When asked about the collaboration and the importance of having GPUs in Azure Synapse, Scott McClellan, Senior Director, Data Science at NVIDIA said, “The synergy between Azure Synapse and NVIDIA is critical to democratize AI for citizen data scientists on Azure as businesses look to gain competitive advantage with advanced analytics, artificial intelligence (AI), and machine learning (ML). Azure Synapse is transforming siloed enterprise analytics into an integrated platform to accelerate time to insights across data warehouses and big data systems. The on-going collaboration will seamlessly integrate RAPIDS Accelerator for Apache Spark, accelerate the Azure Synapse platform, and fast track new feature development for Accelerated Data Engineering and Data Science applications.”

To learn more about this collaboration, check out our presentation at NVIDIA’s GTC 2021 Conference.

Apache Spark™ 3.0 GPU Acceleration in Azure Synapse

While Apache Spark™ provides GPU support out-of-box, configuring all the required hardware and installing all the low-level libraries can take significant effort. When you attempt to use GPU-enabled Apache Spark™ pools in Azure Synapse, you will immediately notice a surprisingly simple user experience:

Behind the scenes heavy lifting: To be able to run GPU libraries, hardware libraries like NVIDIA CUDA are required for communication with the graphics card on the host machine. Downloading and installing these libraries takes both time and effort. Through integration with Azure, Azure Synapse takes care of pre-installing these libraries and setting up all the complex networking amongst compute nodes to offer you GPU Apache Spark™ pools within just a few minutes so you can stop worrying about setup and focus instead on solving your business problems.

Optimized Spark configuration: By collaborating with NVIDIA, we have come up with optimal configurations for your GPU-enabled Apache Spark™ pools so your workloads run most optimally saving you both time and operational costs.

Packed with Data Prep and ML Libraries: The GPU-enabled Apache Spark™ pools in Azure Synapse come built-in with two popular libraries with support for more on the way:

RAPIDS for Data Prep: RAPIDS is a suite of open-source software libraries and APIs for executing end-to-end data science and analytics pipelines entirely on GPUs, allowing for a substantial speed up, particularly on large data sets. Built on top of NVIDIA CUDA and UCX, the RAPIDS Accelerator for Apache Spark™ enables GPU-accelerated SQL and DataFrame operations and Spark shuffles. Since there are no code changes required to leverage these accelerations, you can also accelerate your data pipelines that rely on Linux Foundation's Delta Lake or Microsoft's Hyperspace indexing (both of which are available on Synapse out-of-box).
Hummingbird for accelerating scoring and inference over your traditional ML models.
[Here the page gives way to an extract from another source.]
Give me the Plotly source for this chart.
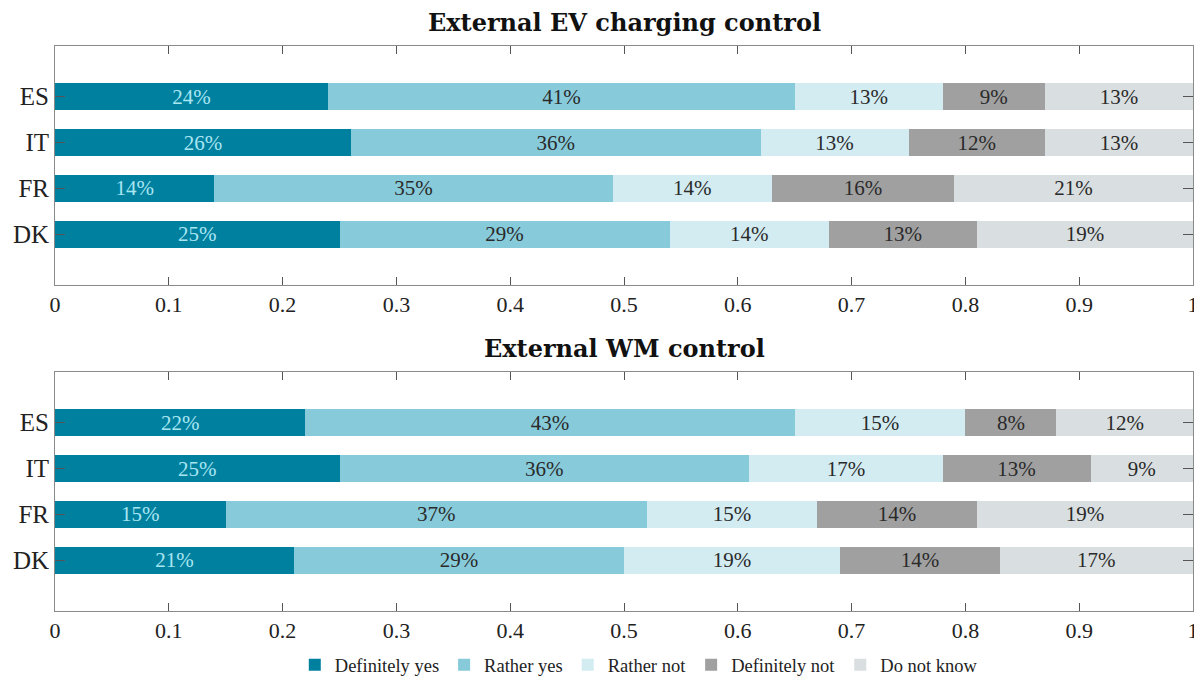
'''
    Stacked horizontal bar charts of survey answers on external control
    of EV charging and washing machines, per country.
'''
import plotly.graph_objects as go

countries = ['DK', 'FR', 'IT', 'ES']
answers = ['Definitely yes', 'Rather yes', 'Rather not', 'Definitely not', 'Do not know']

# shares in percent, one list per answer, order follows `countries`
ev_definitely_yes = [25, 14, 26, 24]
ev_rather_yes = [29, 35, 36, 41]
ev_rather_not = [14, 14, 13, 13]
ev_definitely_not = [13, 16, 12, 9]
ev_do_not_know = [19, 21, 13, 13]

wm_definitely_yes = [21, 15, 25, 22]
wm_rather_yes = [29, 37, 36, 43]
wm_rather_not = [19, 15, 17, 15]
wm_definitely_not = [14, 14, 13, 8]
wm_do_not_know = [17, 19, 9, 12]

x_ticks = [0, 0.1, 0.2, 0.3, 0.4, 0.5, 0.6, 0.7, 0.8, 0.9, 1]

COLORS = ['#00809f', '#87cbdb', '#d3ecf2', '#a0a0a0', '#d9dfe0']
TEXT_COLORS = ['#a8e6f2', '#2a2a2a', '#2a2a2a', '#2a2a2a', '#2a2a2a']
FONT = 'Liberation Serif'
TITLE_FONT = 'DejaVu Serif'

ev_series = [ev_definitely_yes, ev_rather_yes, ev_rather_not,
             ev_definitely_not, ev_do_not_know]
wm_series = [wm_definitely_yes, wm_rather_yes, wm_rather_not,
             wm_definitely_not, wm_do_not_know]

fig = go.Figure()


def add_panel(series, xaxis, yaxis, show_legend):
    '''
        Adds the five stacked traces of one panel.
    '''
    for name, values, color, text_color in zip(answers, series, COLORS, TEXT_COLORS):
        fig.add_trace(go.Bar(
            x=[v / 100 for v in values],
            y=countries,
            orientation='h',
            name=name,
            marker=dict(color=color, line=dict(width=0)),
            text=[f'{v}%' for v in values],
            textposition='inside',
            insidetextanchor='middle',
            constraintext='none',
            textfont=dict(family=FONT, size=21, color=text_color),
            width=0.59,
            xaxis=xaxis, yaxis=yaxis,
            showlegend=show_legend,
            hoverinfo='skip'
        ))


add_panel(ev_series, 'x', 'y', True)
add_panel(wm_series, 'x2', 'y2', False)

axis_common = dict(
    showline=True, linecolor='#8a8a8a', linewidth=1, mirror='ticks',
    ticks='inside', tickcolor='#555555', showgrid=False, zeroline=False,
    automargin=False, ticklabeloverflow='allow',
)

# the page body adds an 8px margin, so the figure starts 8px into the window;
# the extra height below keeps the legend from pushing the plot area up
fig.update_layout(
    width=1194, height=690,
    barmode='stack',
    plot_bgcolor='white', paper_bgcolor='white',
    margin=dict(l=47, r=9, t=38, b=87),
    font=dict(family=FONT, color='#222222'),
    xaxis=dict(axis_common, domain=[0, 1], anchor='y', range=[0, 1],
               tickvals=x_ticks, ticklen=8,
               tickfont=dict(size=22)),
    yaxis=dict(axis_common, domain=[0.577, 1], anchor='x', range=[-1.1, 4.1],
               ticklen=10, tickfont=dict(size=25)),
    xaxis2=dict(axis_common, domain=[0, 1], anchor='y2', range=[0, 1],
                tickvals=x_ticks, ticklen=8,
                tickfont=dict(size=22)),
    yaxis2=dict(axis_common, domain=[0, 0.423], anchor='x2', range=[-1.1, 4.1],
                ticklen=10, tickfont=dict(size=25)),
    legend=dict(orientation='h', x=0.513, xanchor='center', y=-0.096,
                yanchor='middle', font=dict(size=18.5, color='#222222'),
                traceorder='normal', itemsizing='constant'),
    annotations=[
        dict(text='<b>External EV charging control</b>', xref='paper', yref='paper',
             x=0.5, y=1.07, showarrow=False, yanchor='top',
             font=dict(family=TITLE_FONT, size=24, color='#111111')),
        dict(text='<b>External WM control</b>', xref='paper', yref='paper',
             x=0.5, y=0.464, showarrow=False, yanchor='middle',
             font=dict(family=TITLE_FONT, size=24, color='#111111')),
    ]
)

fig.write_html('out.html')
Hummingbird is a library for converting traditional ML operators to tensors, with the goal of accelerating inference (scoring/prediction) for traditional machine learning models.

When running NVIDIA Decision Support (NDS) test queries, derived from industry-known benchmarks, over 1 TB of Parquet data our early results indicate that GPUs can deliver up to 2x acceleration in overall query performance, without any code changes.